3.17.2008

domingo

Dice que cada media hora cometo una crueldad. Yo me río. Hace calor y estamos caminando en el Barrio Antiguo. Esta mañana lo fui a buscar para que turisteáramos un poco antes de que se marche. Me pidió que lo llevara al Rey del Cabrito y no pude decirle que no. Así que bajo este sol de marzo que se antoja agosto llegamos al templo del kitsch y la carne sabrosa. No había mucha gente, aquí se come tarde, más en domingo. Él come temprano. Él almuerza temprano. Tomamos una mesa con vista a los leones. Mientras llega su paleta y mi filete comparamos notas sobre el uso del maíz en nuestras respectivas civilizaciones pre y post hispánicas. En unas horas su avión lo llevará de vuelta a la capital de mi país y en un par de días más a la del suyo en donde no está por empezar la primavera. Tomamos la calle, esta misma por la que hemos caminado anoche y tomamos una decisión. No al museo, aunque él estaba dispuesto a conceder. Hay una cierta forma que tiene el sol de caer sobre las calles del barrio antiguo que es la forma centenaria que tienen de asolearse los pueblos del noreste. Sin pausa, ni sombra. Así, con las fachadas bien en la orilla de las banquetas, sin posibilidad de un árbol ni un toldo. Entramos a una casa que vende cosas viejas y arte. Por alguna razón nos hablamos en voz baja mientras pasamos los dedos y los ojos por los muebles y los ceniceros llenos de botones antiguos y los libros que no valen nada. Un chico abre una carpeta y dice estas son todas litografías. El tema es Frida Kahlo. Nos callamos y seguimos mirando. El chico se sienta con los brazos cruzados en un sillón en el cuarto del fondo mientras nosotros susurramos y tocamos y no compramos. Cuando salimos digo, era muy difícil no reírse de que el tema fuera Frida Kahlo. Es entonces cuando me reprocha: Eres cruel. Y me río con mi vestido de verano y mis chanclitas de lentejuelas y el cabello recién cortado todo revuelto.
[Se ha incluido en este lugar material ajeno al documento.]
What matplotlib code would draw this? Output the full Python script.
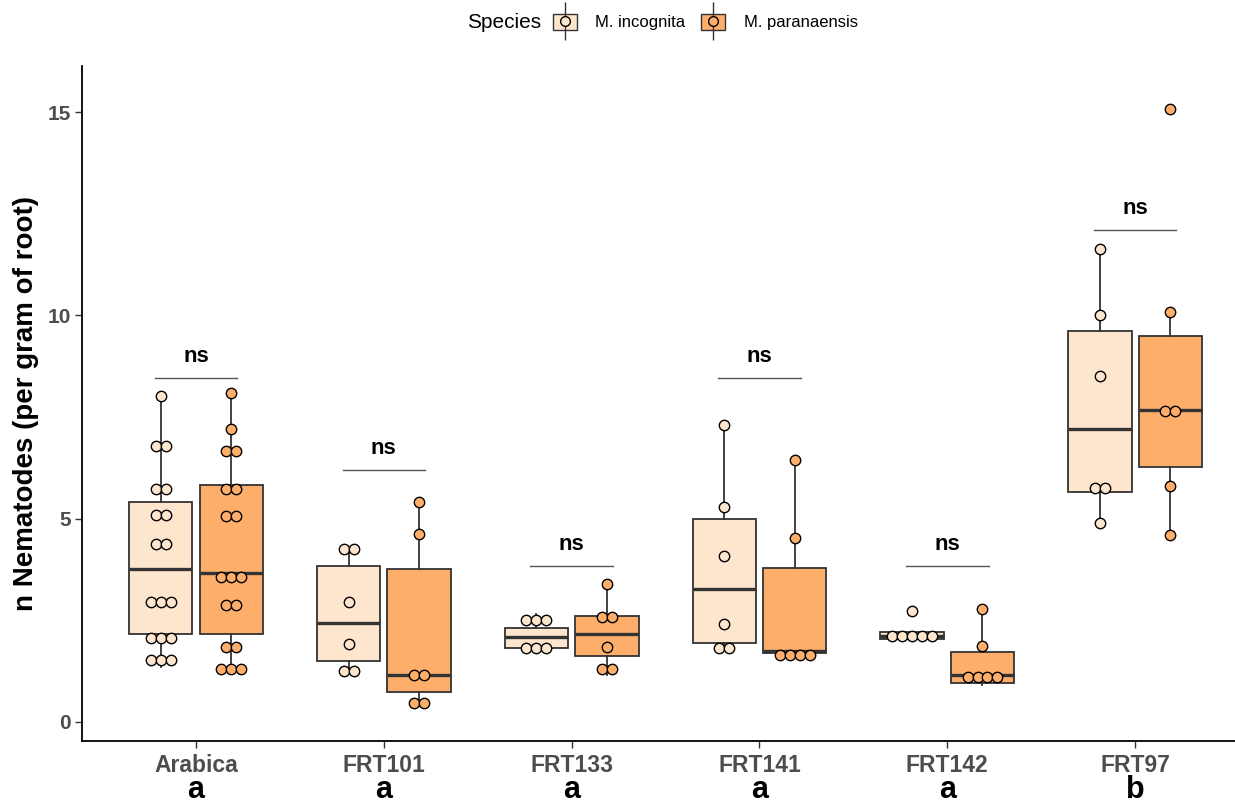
import matplotlib
matplotlib.use("Agg")
import matplotlib.pyplot as plt
from matplotlib.patches import Patch
from matplotlib.lines import Line2D
import numpy as np

plt.rcParams["font.family"] = ["Liberation Sans", "DejaVu Sans"]

cultivars = ["Arabica", "FRT101", "FRT133", "FRT141", "FRT142", "FRT97"]
letters = ["a", "a", "a", "a", "a", "b"]
species = ["M. incognita", "M. paranaensis"]
colors = ["#FEE6CE", "#FDAE6B"]

# dot positions (binned values)
inc_points = [
    [8.02, 6.79, 6.79, 5.73, 5.73, 5.09, 5.09, 4.38, 4.38,
     2.95, 2.95, 2.95, 2.07, 2.07, 2.07, 1.52, 1.52, 1.52],
    [4.25, 4.25, 2.95, 1.92, 1.25, 1.25],
    [2.51, 2.51, 2.51, 1.82, 1.82, 1.82],
    [7.30, 5.29, 4.08, 2.41, 1.82, 1.82],
    [2.73, 2.11, 2.11, 2.11, 2.11, 2.11],
    [11.63, 10.01, 8.51, 5.75, 5.75, 4.89],
]
par_points = [
    [8.09, 7.20, 6.66, 6.66, 5.73, 5.73, 5.07, 5.07, 3.57, 3.57, 3.57,
     2.88, 2.88, 1.84, 1.84, 1.30, 1.30, 1.30],
    [5.41, 4.62, 1.16, 1.16, 0.47, 0.47],
    [3.39, 2.58, 2.58, 1.84, 1.30, 1.30],
    [6.44, 4.52, 1.65, 1.65, 1.65, 1.65],
    [2.78, 1.87, 1.11, 1.11, 1.11, 1.11],
    [15.07, 10.08, 7.65, 7.65, 5.80, 4.60],
]

# box stats: (whislo, q1, med, q3, whishi)
inc_box = [
    (1.35, 2.16, 3.76, 5.41, 8.02),
    (1.25, 1.50, 2.43, 3.84, 4.25),
    (1.82, 1.82, 2.10, 2.31, 2.65),
    (1.80, 1.94, 3.27, 4.99, 7.30),
    (2.04, 2.04, 2.11, 2.21, 2.21),
    (4.89, 5.66, 7.20, 9.61, 11.63),
]
par_box = [
    (1.20, 2.16, 3.66, 5.83, 8.09),
    (0.40, 0.74, 1.16, 3.76, 5.41),
    (1.16, 1.62, 2.16, 2.61, 3.39),
    (1.70, 1.70, 1.74, 3.79, 6.44),
    (0.91, 0.96, 1.16, 1.72, 2.78),
    (4.60, 6.27, 7.67, 9.49, 10.08),
]

ns_y = [8.46, 6.20, 3.84, 8.46, 3.84, 12.10]

fig = plt.figure(figsize=(12.35, 8.06), dpi=100)
ax = fig.add_axes([0.0664, 0.0806, 0.9336, 0.8374])

x = np.arange(1, len(cultivars) + 1)
dodge = 0.1875
bw = 0.3375
dot_step = 0.053

for s, (pts_all, box_all, col) in enumerate(
        [(inc_points, inc_box, colors[0]), (par_points, par_box, colors[1])]):
    pos = x + (-dodge if s == 0 else dodge)
    stats = []
    for lo, q1, med, q3, hi in box_all:
        stats.append(dict(whislo=lo, q1=q1, med=med, q3=q3, whishi=hi, fliers=[]))
    ax.bxp(stats, positions=pos, widths=bw, showcaps=False, showfliers=False,
           patch_artist=True,
           boxprops=dict(facecolor=col, edgecolor="#333333", linewidth=1.3),
           whiskerprops=dict(color="#333333", linewidth=1.3),
           medianprops=dict(color="#333333", linewidth=2.4),
           zorder=2)
    # centered dot stacks
    for p, pts in zip(pos, pts_all):
        vals = np.array(pts)
        for v in np.unique(vals):
            n = int(np.sum(vals == v))
            offs = (np.arange(n) - (n - 1) / 2) * dot_step
            ax.scatter(p + offs, np.full(n, v), s=56, facecolor=col,
                       edgecolor="black", linewidth=1.0, zorder=3)

for xi, yv in zip(x, ns_y):
    ax.plot([xi - 0.22, xi + 0.22], [yv, yv], color="#555555", lw=1.0, zorder=1)
    ax.text(xi, yv + 0.52, "ns", ha="center", va="center", fontsize=16,
            fontweight="bold")

ax.set_xlim(0.393, 6.532)
ax.set_ylim(-0.47, 16.13)
ax.set_yticks([0, 5, 10, 15])
ax.set_xticks(x)
ax.set_xticklabels(cultivars)
for lab in ax.get_xticklabels():
    lab.set_fontweight("bold")
    lab.set_color("#4D4D4D")
    lab.set_fontsize(16.5)
for lab in ax.get_yticklabels():
    lab.set_fontweight("bold")
    lab.set_color("#4D4D4D")
    lab.set_fontsize(15)
ax.tick_params(axis="both", length=5, width=1, color="#333333", pad=3)
ax.tick_params(axis="x", pad=4)
ax.spines["top"].set_visible(False)
ax.spines["right"].set_visible(False)
for sp in ["left", "bottom"]:
    ax.spines[sp].set_linewidth(1.3)
ax.set_ylabel("n Nematodes (per gram of root)", fontsize=20, fontweight="bold",
              labelpad=6)

for xi, let in zip(x, letters):
    ax.text(xi, -0.073, let, transform=ax.get_xaxis_transform(), ha="center",
            va="center", fontsize=22, fontweight="bold")

# legend
fig.text(0.378, 0.9727, "Species", ha="left", va="center", fontsize=15)
handles = []
for col in colors:
    handles.append((Patch(facecolor=col, edgecolor="#333333", linewidth=1.0),
                    Line2D([], [], marker="|", markersize=27, color="#333333",
                           linestyle="none", markeredgewidth=1.0),
                    Line2D([], [], marker="o", markersize=7, markerfacecolor=col,
                           markeredgecolor="black", linestyle="none")))
fig.legend(handles, species, loc="center left", bbox_to_anchor=(0.4478, 0.9727),
           ncol=2, frameon=False, fontsize=12, handlelength=1.44, handleheight=1.1,
           columnspacing=0.96, handletextpad=1.1, borderpad=0, borderaxespad=0)

fig.savefig("out.png", dpi=100)
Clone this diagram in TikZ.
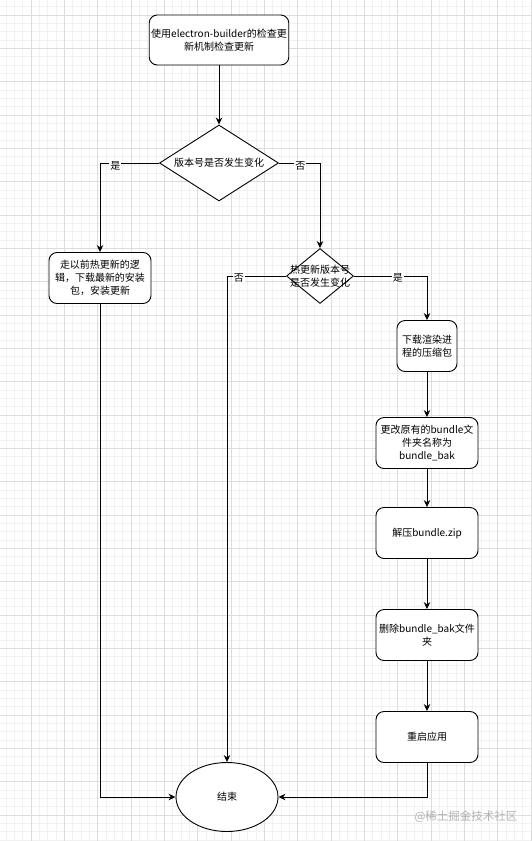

Me gusta este domingo. Me gusta verlo comprar un billete con la efigie de Vallejo y mirarme detrás de sus lentes de marco rojo y plantarme un beso sin razón. Me gusta sentarnos en la banqueta a mirar a los hippies y fumar pegados a la pared y tener calor y saber que el rímel se ha corrido un poquito. Lo arrastro por la calle al Café Infinito pero no son las cinco todavía. Así que nos sentamos a esperar, cada uno de un lado distinto de la calle. Hay que ser una señorita para poder sentarse decorosamente en un zaguán con el vestido y el bolso grande. Sin deslucir. Porque del otro lado ese chico tiene una cámara y la sabe usar. Todo el fin de semana hemos peleado por la cámara. Porque no me gusta. Porque él quiere tomar y tomar y tomar(me). Hoy por fin, con una calle de por medio me siento agusto. Tanto que cuando pasa el del algodón de azúcar me animo y pido uno. El morado porfavor. ¿Cuánto cuesta? Veinticinco. Mis ojos atraviesan la calle ¿me lo compras? Dice que sí pero no suelta la cámara. El señor entiende y se queda a un lado, esperando que yo termine de ser inmortalizada sacándole la envoltura al dulce.

Cuando se abren las ventanas del Infinito cruzo la calle decidida y tomo la mesa de la esquina. Una cerveza para acompañar la nube morada que no termino de comerme. Click click click. Más tarde, cuando las vea, sabré que son las fotos más lindas que me han tomado en mucho tiempo. Mientras tanto escribimos cosas en una servilleta que hace cabotaje entre su pluma y la mía. Él escribe con la zurda. Cuando llega la hora se pone de pie y sale. Yo me quedo un poquito más y cuando estamos juntos afuera le cuento que me he quedado sólo porque el muchachito de pelo largo de junto les explicaba a sus dos acompañantas de chors y piel transparente que Freud esto y Lacan aquello y este libro y los recuerdos implantados. Me mira detrás de los lentes y dictamina: Eres cruel Maztrich.